WHAT TO PRODUCE => Would you pull out every line of the material that contains the string "this"?

ENTRIES PROVIDED =>
◆ ◆ ◆ ◆ ◆ ◆ ◆
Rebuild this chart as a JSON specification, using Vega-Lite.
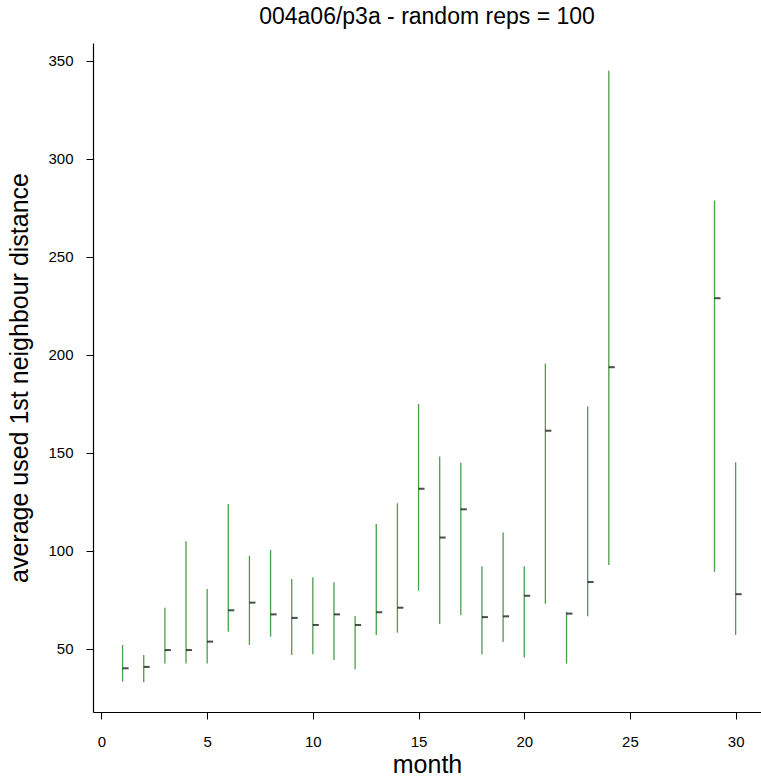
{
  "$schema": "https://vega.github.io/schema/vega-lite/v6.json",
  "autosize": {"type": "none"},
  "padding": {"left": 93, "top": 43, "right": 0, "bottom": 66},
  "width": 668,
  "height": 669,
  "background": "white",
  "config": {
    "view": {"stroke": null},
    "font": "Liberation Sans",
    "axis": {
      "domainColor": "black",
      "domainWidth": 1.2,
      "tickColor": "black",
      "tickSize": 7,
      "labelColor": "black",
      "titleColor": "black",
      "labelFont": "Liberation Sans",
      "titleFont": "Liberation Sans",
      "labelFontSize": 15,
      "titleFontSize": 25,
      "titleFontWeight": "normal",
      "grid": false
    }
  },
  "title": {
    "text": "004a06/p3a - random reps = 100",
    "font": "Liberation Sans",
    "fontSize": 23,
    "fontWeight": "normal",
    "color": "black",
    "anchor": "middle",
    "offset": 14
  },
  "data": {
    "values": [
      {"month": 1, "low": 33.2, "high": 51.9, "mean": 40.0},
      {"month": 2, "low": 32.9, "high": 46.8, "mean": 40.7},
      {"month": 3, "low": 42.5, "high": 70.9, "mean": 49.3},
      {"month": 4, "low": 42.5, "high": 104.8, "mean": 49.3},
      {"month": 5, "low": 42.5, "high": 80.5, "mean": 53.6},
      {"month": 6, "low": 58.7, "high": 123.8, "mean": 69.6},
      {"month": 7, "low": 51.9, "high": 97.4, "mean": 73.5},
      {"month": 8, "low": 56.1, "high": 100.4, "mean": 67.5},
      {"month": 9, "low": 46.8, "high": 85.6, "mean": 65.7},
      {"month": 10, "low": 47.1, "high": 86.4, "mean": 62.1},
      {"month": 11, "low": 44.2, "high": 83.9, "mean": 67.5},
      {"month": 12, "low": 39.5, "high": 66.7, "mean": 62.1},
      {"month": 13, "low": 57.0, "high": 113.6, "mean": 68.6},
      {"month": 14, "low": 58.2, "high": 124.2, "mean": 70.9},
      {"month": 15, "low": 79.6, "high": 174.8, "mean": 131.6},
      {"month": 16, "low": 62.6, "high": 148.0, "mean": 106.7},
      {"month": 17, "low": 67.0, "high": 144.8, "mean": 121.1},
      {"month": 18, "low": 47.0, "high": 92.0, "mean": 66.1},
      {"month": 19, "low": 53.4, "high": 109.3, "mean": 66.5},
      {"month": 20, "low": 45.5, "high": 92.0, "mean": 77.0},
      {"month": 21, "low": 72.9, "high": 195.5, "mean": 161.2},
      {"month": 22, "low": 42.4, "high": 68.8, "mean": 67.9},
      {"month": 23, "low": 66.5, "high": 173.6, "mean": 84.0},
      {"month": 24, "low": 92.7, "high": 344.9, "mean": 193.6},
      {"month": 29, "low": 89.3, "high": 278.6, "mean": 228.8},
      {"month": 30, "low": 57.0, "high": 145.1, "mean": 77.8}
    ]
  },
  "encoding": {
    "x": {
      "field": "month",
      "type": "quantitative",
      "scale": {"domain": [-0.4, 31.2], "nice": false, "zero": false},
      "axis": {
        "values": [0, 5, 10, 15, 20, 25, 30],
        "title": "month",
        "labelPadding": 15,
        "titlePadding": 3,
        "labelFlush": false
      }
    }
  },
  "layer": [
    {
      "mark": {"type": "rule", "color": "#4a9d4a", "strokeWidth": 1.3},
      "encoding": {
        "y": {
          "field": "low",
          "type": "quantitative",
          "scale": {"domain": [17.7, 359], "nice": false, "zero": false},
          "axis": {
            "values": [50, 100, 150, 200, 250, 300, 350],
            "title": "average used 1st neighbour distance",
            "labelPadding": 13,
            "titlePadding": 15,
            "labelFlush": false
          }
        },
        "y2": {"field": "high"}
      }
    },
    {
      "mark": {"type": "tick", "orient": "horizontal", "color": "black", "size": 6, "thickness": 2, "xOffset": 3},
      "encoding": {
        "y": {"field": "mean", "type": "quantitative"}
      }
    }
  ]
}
◆ ◆ ◆ ◆ ◆ ◆ ◆
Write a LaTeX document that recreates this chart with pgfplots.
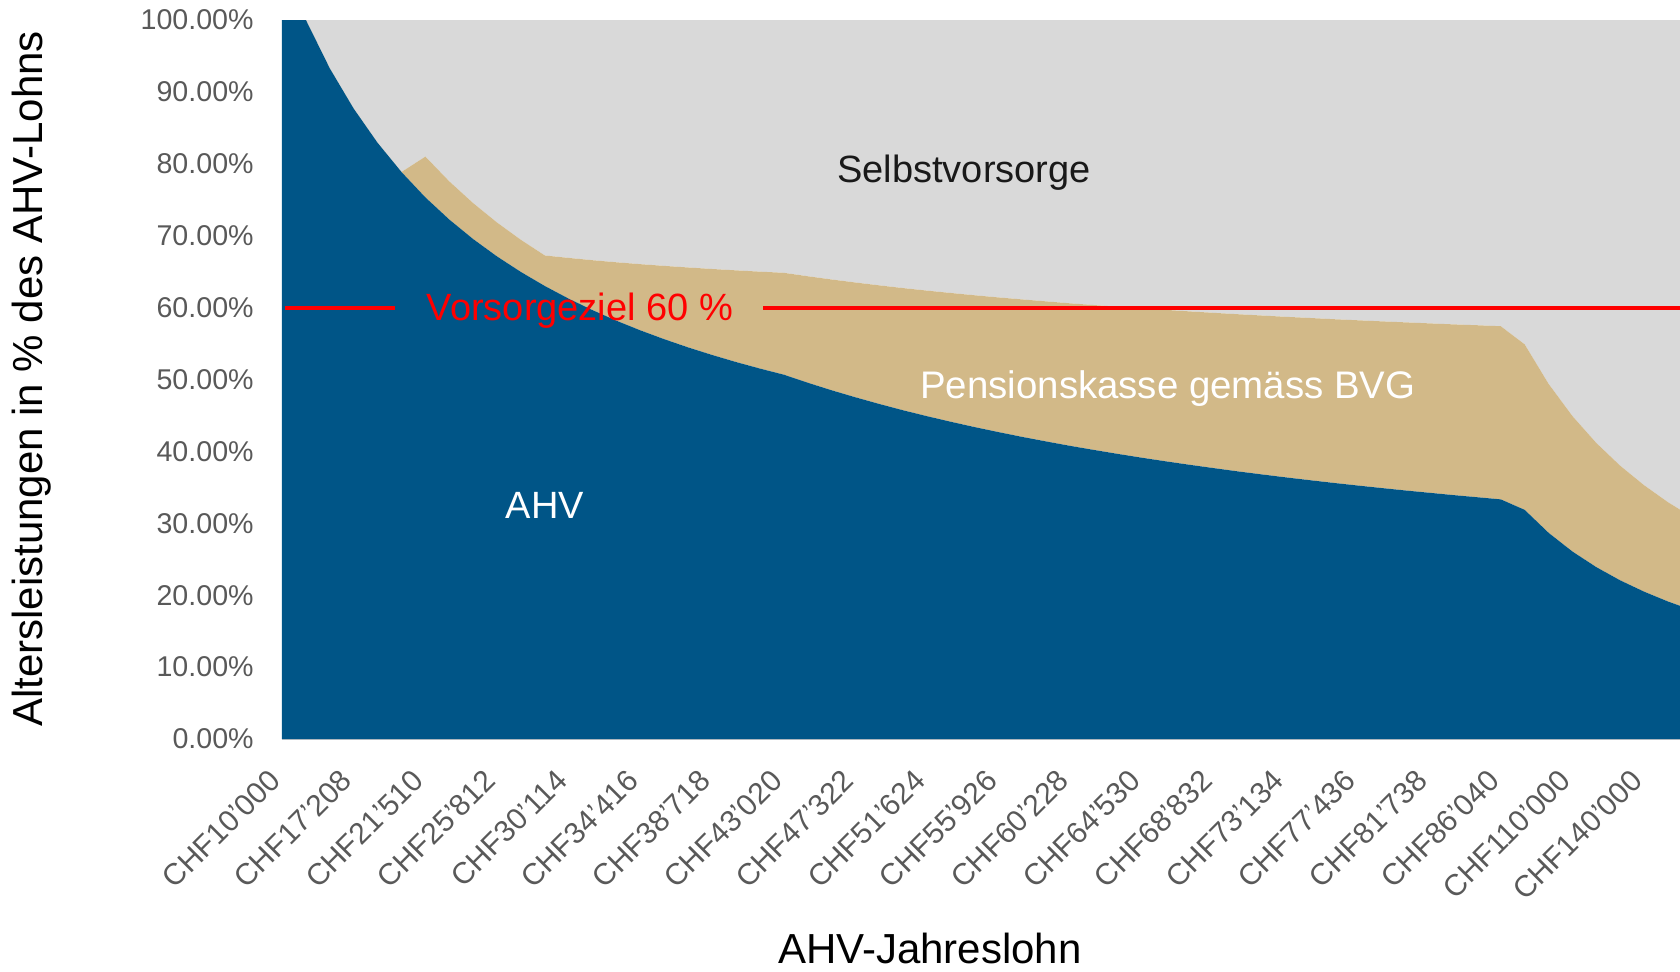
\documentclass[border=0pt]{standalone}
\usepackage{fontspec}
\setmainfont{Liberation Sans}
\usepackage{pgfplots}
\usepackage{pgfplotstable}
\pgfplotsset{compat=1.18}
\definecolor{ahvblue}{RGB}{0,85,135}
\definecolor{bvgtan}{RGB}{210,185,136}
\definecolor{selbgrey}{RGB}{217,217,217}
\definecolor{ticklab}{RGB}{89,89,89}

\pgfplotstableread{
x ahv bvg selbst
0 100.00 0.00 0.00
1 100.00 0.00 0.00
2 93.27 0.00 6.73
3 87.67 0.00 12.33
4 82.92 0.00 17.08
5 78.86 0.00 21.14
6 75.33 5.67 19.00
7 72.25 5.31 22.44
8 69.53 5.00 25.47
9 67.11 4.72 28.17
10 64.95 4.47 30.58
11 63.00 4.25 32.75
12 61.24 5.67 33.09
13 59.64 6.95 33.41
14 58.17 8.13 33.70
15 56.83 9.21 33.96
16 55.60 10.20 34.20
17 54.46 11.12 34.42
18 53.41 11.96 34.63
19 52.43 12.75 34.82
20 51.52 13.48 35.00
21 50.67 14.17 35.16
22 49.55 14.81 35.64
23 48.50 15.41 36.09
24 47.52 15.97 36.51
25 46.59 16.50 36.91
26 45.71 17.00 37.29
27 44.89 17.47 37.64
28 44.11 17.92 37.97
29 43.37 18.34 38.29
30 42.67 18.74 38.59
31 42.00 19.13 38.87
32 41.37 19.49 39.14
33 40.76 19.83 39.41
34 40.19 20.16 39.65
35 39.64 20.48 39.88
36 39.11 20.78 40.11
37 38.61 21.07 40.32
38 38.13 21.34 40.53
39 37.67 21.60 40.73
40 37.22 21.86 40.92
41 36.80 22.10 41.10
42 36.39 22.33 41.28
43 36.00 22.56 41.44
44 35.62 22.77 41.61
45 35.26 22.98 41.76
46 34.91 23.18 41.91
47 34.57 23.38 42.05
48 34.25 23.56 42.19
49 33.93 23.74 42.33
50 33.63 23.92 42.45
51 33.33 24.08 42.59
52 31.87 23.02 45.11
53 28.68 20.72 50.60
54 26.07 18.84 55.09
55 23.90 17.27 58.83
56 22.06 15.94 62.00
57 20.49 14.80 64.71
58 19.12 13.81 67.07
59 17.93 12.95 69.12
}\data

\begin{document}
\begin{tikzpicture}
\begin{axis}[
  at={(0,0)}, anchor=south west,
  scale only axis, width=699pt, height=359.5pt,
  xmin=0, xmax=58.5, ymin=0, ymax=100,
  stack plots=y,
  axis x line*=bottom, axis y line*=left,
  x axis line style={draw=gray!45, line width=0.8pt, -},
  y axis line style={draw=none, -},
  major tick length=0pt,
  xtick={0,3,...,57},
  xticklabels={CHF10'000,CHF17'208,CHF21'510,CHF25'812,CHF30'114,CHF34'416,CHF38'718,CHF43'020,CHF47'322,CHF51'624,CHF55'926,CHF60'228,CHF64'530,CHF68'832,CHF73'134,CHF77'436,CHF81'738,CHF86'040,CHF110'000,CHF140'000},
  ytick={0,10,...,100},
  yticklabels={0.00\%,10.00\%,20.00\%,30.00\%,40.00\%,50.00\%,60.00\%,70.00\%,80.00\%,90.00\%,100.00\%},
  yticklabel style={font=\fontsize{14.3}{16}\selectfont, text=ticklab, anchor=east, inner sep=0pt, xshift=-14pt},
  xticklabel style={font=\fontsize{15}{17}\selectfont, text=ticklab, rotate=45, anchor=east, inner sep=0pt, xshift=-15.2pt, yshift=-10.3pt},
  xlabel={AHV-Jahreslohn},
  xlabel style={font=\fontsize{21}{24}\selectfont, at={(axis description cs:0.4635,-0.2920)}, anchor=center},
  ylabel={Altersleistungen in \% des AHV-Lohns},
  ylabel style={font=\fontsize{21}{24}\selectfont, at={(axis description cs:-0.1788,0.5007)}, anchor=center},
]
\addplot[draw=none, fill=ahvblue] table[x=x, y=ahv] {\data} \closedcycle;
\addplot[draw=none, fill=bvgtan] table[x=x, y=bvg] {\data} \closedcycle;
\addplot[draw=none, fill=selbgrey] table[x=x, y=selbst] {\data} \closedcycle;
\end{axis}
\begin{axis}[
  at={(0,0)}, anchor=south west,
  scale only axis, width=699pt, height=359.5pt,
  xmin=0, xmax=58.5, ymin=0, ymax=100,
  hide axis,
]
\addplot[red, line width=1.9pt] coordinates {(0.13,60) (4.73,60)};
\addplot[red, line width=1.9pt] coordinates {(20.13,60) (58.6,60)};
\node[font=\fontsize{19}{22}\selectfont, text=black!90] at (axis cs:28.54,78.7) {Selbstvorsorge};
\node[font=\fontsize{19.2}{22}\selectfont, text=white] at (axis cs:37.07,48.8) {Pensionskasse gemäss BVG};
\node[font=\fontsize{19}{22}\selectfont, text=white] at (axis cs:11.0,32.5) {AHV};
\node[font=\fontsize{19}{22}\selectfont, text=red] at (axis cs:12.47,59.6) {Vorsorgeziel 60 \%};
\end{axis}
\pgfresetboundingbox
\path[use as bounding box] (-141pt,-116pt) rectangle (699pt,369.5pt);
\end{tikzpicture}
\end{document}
◆ ◆ ◆ ◆ ◆ ◆ ◆
SOLUTION =>
Rebuild this chart as a JSON specification, using Vega-Lite.
Write a LaTeX document that recreates this chart with pgfplots.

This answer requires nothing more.